As the newest addition to the GoTriangle team, I knew I would have a lot to learn about the infrastructure behind public transportation. I’m the marketing intern for the upcoming fall semester and I have to be honest with you all, I’ve had zero experience with public transit prior to this week. My first day in the office mainly involved the previous intern showing me the ropes—and trying to get a feel for what I already know about transit. When he learned that I had never actually been on a Triangle Transit (or any other triangle area bus for that matter), we immediately planned a bus trip for the next day.
Using the Transit Trip Planner, we decided the ideal route for our little adventure would be the 800 and found the stop we would get off at when we arrived at our destination at UNC. Being an NCSU student and therefore a die-hard Wolfpack fan, this location seemed less than ideal to me but, hey— I’m just an intern. The trip started out easy enough.
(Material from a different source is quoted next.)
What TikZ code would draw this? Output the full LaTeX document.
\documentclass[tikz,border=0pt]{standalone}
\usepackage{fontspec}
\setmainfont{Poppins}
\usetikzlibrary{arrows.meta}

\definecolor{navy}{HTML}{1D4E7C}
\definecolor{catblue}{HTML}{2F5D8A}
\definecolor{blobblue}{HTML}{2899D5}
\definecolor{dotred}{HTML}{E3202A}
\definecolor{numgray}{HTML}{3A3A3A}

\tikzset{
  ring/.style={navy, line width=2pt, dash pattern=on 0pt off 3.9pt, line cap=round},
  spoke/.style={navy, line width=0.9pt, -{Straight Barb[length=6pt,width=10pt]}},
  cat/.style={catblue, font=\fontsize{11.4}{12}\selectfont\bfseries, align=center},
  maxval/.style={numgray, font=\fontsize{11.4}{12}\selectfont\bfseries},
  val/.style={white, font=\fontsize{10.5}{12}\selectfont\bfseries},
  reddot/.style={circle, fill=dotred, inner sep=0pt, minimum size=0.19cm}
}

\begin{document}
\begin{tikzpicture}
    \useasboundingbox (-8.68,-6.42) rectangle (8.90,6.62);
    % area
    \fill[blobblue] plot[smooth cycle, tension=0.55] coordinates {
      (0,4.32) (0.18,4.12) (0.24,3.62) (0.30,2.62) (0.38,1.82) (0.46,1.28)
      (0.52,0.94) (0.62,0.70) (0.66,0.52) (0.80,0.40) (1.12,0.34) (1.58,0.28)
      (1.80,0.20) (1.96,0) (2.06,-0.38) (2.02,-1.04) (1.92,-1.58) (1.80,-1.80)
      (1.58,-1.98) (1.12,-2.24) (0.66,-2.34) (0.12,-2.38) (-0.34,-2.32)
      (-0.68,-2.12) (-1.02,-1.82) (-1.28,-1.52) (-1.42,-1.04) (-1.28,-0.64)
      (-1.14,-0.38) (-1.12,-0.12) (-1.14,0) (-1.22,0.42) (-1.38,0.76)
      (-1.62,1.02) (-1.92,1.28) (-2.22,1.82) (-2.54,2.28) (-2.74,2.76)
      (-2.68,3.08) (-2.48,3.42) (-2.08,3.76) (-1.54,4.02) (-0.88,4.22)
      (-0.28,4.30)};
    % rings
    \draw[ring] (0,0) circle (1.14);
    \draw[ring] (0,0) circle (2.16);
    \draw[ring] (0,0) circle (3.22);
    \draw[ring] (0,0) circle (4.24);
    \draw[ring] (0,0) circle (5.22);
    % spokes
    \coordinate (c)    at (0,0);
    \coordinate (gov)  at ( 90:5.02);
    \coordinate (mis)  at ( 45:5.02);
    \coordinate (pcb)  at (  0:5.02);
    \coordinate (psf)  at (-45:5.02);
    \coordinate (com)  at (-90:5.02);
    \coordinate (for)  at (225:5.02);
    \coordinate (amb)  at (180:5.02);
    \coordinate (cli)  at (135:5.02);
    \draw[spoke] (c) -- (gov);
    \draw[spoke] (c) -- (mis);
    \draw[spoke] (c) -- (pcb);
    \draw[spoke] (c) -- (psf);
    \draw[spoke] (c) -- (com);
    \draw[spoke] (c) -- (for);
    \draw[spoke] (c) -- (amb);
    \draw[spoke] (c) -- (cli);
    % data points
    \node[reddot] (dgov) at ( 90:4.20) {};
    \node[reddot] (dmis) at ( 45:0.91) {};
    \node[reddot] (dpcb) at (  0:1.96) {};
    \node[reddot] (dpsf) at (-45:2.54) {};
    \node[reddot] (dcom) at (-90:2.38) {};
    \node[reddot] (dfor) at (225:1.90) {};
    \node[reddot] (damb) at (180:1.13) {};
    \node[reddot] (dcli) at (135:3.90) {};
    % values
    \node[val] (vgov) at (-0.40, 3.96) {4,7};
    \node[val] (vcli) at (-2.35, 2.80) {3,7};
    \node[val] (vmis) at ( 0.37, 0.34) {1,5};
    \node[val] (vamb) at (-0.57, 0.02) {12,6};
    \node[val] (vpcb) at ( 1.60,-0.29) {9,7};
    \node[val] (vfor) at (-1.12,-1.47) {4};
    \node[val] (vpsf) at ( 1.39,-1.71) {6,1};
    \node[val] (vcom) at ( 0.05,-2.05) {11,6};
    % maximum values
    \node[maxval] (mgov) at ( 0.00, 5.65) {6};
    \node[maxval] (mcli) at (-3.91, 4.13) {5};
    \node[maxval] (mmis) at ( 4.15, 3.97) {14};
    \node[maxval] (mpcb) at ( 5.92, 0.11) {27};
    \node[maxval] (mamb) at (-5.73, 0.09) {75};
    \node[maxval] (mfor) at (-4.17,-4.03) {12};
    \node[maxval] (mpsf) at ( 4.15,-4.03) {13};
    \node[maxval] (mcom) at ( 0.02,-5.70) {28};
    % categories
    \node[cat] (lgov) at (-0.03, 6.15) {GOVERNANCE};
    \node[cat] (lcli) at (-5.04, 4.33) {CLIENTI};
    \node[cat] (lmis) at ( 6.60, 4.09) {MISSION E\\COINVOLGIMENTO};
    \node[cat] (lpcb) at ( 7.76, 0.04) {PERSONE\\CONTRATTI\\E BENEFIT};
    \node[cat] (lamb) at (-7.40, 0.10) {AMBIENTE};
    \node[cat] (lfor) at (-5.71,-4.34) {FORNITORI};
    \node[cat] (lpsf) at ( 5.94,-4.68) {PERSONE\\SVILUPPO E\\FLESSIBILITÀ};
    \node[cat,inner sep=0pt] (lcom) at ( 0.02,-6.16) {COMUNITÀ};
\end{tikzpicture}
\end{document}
We walked out of the office to the Regional Transit Center behind the building and as expected, the 800 came rolling around the corner, right on time. Before we knew it, we were hopping off the bus at the UNC student bookstore. We briefly walked through the bookstore and campus and I have to admit–I have to force my fingers to type these words–that the UNC campus may possibly be more attractive than our own at State. After a quick lunch meeting, it was time to head back to the office.
What happened next truly made me appreciate the skill it takes to successfully commute via public transportation. We returned to our bus stop in time to see the 805 waiting across the street. Realizing that bus would get us back to the RTC, we casually walked across the street and around the back of the bus just in time for it to pull off. Lesson #1: Know your departure time and arrive to your stop early. We now know that we should have (safely, of course) booked it across the street.
Minutes later we spotted an 800 arriving on the other side of the street so we crossed back over only to find out that that particular bus ended service at the next stop. Lesson #2: Check your schedule to make sure you are getting on in the right direction. If you don’t, you could end up one stop down, stranded. The next 800 was scheduled to come through 45 minutes later, so we found some air conditioning to wait it out and arrived back at the stop with time to spare (see Lesson #1). Ten minutes pass and we’re giving each other concerned looks. After 15 minutes we started to suggest various explanations like “There was a wreck in front of the bus!” and “Someone had to load a bike and it took 5 minutes but they’re on the way!”. After 20 minutes, we knew. The 1:44 PM 800 was not coming. As resourceful Triangle Transit interns, we decide to call the GoTriangle Call Center (485-RIDE/7433, if you don’t know about it), who informed us that unfortunately, our bus had a mechanical issue. Bummer! This is a rare occurrence, but you know Murphy’s Law doesn’t discriminate, not even with the transit intern. So here’s Lesson #3: Plan for the unexpected. Life happens and its best to take a breath, relax, and have a book handy.
The next bus was coming soon. At 2:40, we were rewarded with a beautiful sight— shining and glorious — the 800!
With relief we boarded the bus, happily basked in the air conditioning, enjoyed the free Wi-Fi and arrived safely back at the office. While this wasn’t my ideal first-time out, I know this is just the beginning. Equipped with my new-found respect for the system and knowing what not do, I’ll get back out there—Just maybe not back out to UNC any time soon.
* Not that the bus can’t get you to UNC, I just rather use the 105 to my home field (Go Pack!)